(Rows from a dataset of charts and code)
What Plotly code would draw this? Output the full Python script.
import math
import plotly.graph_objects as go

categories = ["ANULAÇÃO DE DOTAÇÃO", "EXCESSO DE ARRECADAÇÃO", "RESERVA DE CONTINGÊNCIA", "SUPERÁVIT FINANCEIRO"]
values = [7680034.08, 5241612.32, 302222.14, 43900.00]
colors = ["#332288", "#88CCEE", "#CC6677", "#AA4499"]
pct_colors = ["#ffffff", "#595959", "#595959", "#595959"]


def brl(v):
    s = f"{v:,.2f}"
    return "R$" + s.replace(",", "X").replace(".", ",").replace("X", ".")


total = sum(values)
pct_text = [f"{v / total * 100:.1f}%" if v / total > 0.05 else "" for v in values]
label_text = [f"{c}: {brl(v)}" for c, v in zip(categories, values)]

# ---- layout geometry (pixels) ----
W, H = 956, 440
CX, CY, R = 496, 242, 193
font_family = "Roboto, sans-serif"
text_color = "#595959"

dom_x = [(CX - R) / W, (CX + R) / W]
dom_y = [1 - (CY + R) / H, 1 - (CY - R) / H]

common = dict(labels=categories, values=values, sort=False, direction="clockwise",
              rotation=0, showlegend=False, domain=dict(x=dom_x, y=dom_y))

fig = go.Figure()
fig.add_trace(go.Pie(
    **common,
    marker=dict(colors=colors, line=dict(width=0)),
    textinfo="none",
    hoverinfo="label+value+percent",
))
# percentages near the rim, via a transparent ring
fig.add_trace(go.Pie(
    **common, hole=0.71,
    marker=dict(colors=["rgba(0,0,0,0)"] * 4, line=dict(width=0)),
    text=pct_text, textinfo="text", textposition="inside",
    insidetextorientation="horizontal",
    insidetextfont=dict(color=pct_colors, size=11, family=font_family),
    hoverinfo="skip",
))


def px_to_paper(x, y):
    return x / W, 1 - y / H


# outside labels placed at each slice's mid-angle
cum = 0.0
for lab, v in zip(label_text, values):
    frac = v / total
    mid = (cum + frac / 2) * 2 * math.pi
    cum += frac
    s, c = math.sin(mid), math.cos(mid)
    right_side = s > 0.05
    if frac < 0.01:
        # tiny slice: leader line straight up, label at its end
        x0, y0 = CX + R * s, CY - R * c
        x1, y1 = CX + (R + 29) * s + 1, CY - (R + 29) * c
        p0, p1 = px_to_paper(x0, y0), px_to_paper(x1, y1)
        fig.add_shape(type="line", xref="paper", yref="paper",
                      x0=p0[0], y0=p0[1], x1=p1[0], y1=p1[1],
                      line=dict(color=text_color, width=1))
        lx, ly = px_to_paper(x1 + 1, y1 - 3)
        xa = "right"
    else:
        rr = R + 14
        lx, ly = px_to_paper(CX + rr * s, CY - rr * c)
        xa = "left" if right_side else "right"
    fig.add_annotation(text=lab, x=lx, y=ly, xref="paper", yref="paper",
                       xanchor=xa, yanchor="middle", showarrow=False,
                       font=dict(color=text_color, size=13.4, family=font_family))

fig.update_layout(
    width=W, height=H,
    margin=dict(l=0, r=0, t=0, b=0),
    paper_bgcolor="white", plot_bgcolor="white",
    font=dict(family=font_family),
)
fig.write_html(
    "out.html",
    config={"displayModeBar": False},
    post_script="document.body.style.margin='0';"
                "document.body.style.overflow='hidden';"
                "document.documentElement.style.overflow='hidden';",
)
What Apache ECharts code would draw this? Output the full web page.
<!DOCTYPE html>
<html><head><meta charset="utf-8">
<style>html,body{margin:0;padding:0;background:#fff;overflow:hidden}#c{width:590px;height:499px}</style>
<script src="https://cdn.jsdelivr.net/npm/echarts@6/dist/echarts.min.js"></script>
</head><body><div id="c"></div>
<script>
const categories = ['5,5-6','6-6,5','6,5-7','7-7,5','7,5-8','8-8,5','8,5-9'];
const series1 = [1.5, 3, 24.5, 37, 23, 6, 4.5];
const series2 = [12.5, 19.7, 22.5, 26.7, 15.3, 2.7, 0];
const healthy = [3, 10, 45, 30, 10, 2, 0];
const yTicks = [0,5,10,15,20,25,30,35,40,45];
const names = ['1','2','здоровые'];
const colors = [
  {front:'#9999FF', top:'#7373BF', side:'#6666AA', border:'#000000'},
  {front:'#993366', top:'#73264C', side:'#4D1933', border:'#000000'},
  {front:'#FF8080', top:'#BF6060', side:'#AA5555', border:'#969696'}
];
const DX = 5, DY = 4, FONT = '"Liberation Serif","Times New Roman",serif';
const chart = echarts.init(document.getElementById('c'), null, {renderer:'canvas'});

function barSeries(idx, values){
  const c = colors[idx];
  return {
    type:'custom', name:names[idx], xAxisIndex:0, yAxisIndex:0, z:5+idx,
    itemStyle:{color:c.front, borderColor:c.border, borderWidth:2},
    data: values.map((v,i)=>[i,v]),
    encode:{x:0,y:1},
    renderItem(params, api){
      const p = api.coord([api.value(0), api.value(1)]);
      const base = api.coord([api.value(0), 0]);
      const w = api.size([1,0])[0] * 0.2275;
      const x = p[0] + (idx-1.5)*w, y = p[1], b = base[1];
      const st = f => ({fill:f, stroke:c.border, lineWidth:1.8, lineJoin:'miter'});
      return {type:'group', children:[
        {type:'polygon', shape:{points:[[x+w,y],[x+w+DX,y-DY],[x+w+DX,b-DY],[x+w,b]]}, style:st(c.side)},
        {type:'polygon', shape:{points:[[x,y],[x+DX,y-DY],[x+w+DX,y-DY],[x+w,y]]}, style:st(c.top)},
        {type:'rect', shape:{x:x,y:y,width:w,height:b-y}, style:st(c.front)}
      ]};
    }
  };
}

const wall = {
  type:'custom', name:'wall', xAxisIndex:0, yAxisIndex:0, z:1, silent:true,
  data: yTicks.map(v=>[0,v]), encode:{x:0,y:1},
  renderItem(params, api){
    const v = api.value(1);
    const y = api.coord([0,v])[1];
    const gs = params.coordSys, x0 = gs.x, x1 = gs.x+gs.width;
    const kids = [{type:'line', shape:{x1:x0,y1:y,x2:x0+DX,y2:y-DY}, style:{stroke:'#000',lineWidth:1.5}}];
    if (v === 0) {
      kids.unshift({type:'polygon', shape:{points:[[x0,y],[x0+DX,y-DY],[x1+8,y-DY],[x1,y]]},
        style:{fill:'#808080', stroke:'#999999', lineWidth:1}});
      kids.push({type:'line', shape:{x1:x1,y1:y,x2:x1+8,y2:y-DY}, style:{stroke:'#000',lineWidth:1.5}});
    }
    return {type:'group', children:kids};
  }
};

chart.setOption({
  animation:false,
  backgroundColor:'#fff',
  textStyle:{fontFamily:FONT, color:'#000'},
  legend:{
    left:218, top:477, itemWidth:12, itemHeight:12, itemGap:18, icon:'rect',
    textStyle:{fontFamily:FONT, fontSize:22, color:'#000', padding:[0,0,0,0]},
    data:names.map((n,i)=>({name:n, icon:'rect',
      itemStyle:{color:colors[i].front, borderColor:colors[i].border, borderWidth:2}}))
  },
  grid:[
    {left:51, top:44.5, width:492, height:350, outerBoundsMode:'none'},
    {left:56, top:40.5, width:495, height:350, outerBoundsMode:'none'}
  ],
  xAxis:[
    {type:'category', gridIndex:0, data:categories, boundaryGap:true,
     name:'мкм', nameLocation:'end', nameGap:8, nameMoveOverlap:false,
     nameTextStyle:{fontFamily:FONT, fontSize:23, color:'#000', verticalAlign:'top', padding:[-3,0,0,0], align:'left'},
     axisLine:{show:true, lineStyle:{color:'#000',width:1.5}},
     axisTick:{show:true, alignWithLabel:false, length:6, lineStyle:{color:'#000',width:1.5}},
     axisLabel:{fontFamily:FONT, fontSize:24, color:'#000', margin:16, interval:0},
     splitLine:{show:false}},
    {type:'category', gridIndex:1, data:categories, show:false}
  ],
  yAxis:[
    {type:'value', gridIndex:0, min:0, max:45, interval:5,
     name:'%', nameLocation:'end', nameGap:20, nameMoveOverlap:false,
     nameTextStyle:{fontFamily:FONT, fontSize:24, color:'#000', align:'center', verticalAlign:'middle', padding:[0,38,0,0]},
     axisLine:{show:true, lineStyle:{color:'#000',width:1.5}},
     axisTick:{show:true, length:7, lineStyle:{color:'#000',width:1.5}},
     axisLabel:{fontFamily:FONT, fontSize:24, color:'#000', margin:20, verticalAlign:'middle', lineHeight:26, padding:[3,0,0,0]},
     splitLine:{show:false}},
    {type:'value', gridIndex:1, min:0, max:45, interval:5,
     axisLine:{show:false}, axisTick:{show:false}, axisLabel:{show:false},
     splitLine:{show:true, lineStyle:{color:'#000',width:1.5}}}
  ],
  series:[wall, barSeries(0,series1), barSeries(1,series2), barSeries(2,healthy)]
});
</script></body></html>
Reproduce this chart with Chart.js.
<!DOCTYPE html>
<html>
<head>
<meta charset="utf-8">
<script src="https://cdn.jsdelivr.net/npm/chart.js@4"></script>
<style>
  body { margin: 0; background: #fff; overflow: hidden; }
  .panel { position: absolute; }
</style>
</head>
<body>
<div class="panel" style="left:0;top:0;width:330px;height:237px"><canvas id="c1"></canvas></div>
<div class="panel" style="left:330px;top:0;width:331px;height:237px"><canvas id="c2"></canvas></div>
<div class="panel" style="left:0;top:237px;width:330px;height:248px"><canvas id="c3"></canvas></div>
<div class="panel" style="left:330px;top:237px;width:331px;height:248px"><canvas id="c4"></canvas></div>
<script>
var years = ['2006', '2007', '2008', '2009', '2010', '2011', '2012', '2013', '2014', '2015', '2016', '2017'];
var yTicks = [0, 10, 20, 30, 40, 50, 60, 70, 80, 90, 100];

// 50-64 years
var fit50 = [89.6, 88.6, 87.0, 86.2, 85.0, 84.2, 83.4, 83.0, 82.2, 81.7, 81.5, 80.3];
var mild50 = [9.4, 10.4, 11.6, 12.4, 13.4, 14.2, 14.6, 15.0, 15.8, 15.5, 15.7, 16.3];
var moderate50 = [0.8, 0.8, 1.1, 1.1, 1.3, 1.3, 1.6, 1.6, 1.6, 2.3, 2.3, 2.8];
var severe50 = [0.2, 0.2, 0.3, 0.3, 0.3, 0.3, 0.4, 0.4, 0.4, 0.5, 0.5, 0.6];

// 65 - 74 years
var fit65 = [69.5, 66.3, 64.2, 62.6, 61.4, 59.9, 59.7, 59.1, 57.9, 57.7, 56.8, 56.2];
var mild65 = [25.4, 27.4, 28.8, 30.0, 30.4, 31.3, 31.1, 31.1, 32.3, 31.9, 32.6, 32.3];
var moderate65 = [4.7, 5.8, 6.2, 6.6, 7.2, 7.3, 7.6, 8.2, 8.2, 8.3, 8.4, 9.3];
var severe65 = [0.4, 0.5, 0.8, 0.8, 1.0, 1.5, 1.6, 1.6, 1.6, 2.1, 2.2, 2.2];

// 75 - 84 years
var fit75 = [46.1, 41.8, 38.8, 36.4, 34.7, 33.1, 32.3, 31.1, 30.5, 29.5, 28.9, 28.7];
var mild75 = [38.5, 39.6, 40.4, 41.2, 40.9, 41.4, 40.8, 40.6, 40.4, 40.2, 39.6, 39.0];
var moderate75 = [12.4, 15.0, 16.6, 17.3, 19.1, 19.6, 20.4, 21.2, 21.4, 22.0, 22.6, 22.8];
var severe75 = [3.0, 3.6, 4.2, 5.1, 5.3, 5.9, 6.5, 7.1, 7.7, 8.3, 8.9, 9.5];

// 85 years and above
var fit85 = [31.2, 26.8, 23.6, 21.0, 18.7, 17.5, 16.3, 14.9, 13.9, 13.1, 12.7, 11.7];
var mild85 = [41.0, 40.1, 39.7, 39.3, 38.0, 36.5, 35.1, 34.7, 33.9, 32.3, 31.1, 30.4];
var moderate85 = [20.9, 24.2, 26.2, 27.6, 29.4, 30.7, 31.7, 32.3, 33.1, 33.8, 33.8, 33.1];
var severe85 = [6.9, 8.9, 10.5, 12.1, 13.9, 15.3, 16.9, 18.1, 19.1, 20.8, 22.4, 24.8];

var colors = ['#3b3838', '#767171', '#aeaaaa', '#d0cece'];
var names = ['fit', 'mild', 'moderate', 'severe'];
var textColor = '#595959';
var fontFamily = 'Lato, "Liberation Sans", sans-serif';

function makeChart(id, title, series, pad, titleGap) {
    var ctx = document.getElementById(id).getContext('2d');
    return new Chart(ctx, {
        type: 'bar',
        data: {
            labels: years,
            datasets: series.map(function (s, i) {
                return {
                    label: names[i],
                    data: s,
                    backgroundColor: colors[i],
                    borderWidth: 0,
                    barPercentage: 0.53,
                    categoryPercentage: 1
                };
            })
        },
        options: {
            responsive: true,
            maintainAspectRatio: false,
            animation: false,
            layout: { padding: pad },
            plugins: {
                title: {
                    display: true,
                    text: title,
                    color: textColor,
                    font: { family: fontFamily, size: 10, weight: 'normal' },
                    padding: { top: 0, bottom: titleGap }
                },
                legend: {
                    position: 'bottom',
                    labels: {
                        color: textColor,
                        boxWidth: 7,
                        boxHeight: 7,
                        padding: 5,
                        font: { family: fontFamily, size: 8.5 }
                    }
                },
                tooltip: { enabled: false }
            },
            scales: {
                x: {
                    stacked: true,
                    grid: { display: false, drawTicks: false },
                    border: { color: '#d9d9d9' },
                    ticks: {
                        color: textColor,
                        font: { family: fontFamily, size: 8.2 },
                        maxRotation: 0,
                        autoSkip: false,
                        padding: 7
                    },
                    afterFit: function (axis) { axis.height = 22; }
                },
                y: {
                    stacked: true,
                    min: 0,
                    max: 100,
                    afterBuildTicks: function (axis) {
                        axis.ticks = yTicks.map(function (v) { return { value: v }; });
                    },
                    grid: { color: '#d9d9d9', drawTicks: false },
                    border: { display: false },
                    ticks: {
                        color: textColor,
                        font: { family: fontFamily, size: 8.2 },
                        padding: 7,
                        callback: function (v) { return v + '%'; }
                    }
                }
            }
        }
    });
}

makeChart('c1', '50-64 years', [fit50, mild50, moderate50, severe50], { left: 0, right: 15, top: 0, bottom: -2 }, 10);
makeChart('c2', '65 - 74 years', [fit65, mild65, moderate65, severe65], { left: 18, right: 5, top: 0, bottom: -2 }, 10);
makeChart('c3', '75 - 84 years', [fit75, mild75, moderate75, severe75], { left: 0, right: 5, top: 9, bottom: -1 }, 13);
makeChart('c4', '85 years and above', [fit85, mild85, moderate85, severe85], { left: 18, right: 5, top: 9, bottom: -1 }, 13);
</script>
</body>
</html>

# Requirements
Starting with the first line of the records, repeat every line up to and including the one containing "dom_y = [1 - (CY + R) / H, 1 - (CY - R) / H]", and nothing else.

# Worked solution
What Plotly code would draw this? Output the full Python script.
import math
import plotly.graph_objects as go

categories = ["ANULAÇÃO DE DOTAÇÃO", "EXCESSO DE ARRECADAÇÃO", "RESERVA DE CONTINGÊNCIA", "SUPERÁVIT FINANCEIRO"]
values = [7680034.08, 5241612.32, 302222.14, 43900.00]
colors = ["#332288", "#88CCEE", "#CC6677", "#AA4499"]
pct_colors = ["#ffffff", "#595959", "#595959", "#595959"]


def brl(v):
    s = f"{v:,.2f}"
    return "R$" + s.replace(",", "X").replace(".", ",").replace("X", ".")


total = sum(values)
pct_text = [f"{v / total * 100:.1f}%" if v / total > 0.05 else "" for v in values]
label_text = [f"{c}: {brl(v)}" for c, v in zip(categories, values)]

# ---- layout geometry (pixels) ----
W, H = 956, 440
CX, CY, R = 496, 242, 193
font_family = "Roboto, sans-serif"
text_color = "#595959"

dom_x = [(CX - R) / W, (CX + R) / W]
dom_y = [1 - (CY + R) / H, 1 - (CY - R) / H]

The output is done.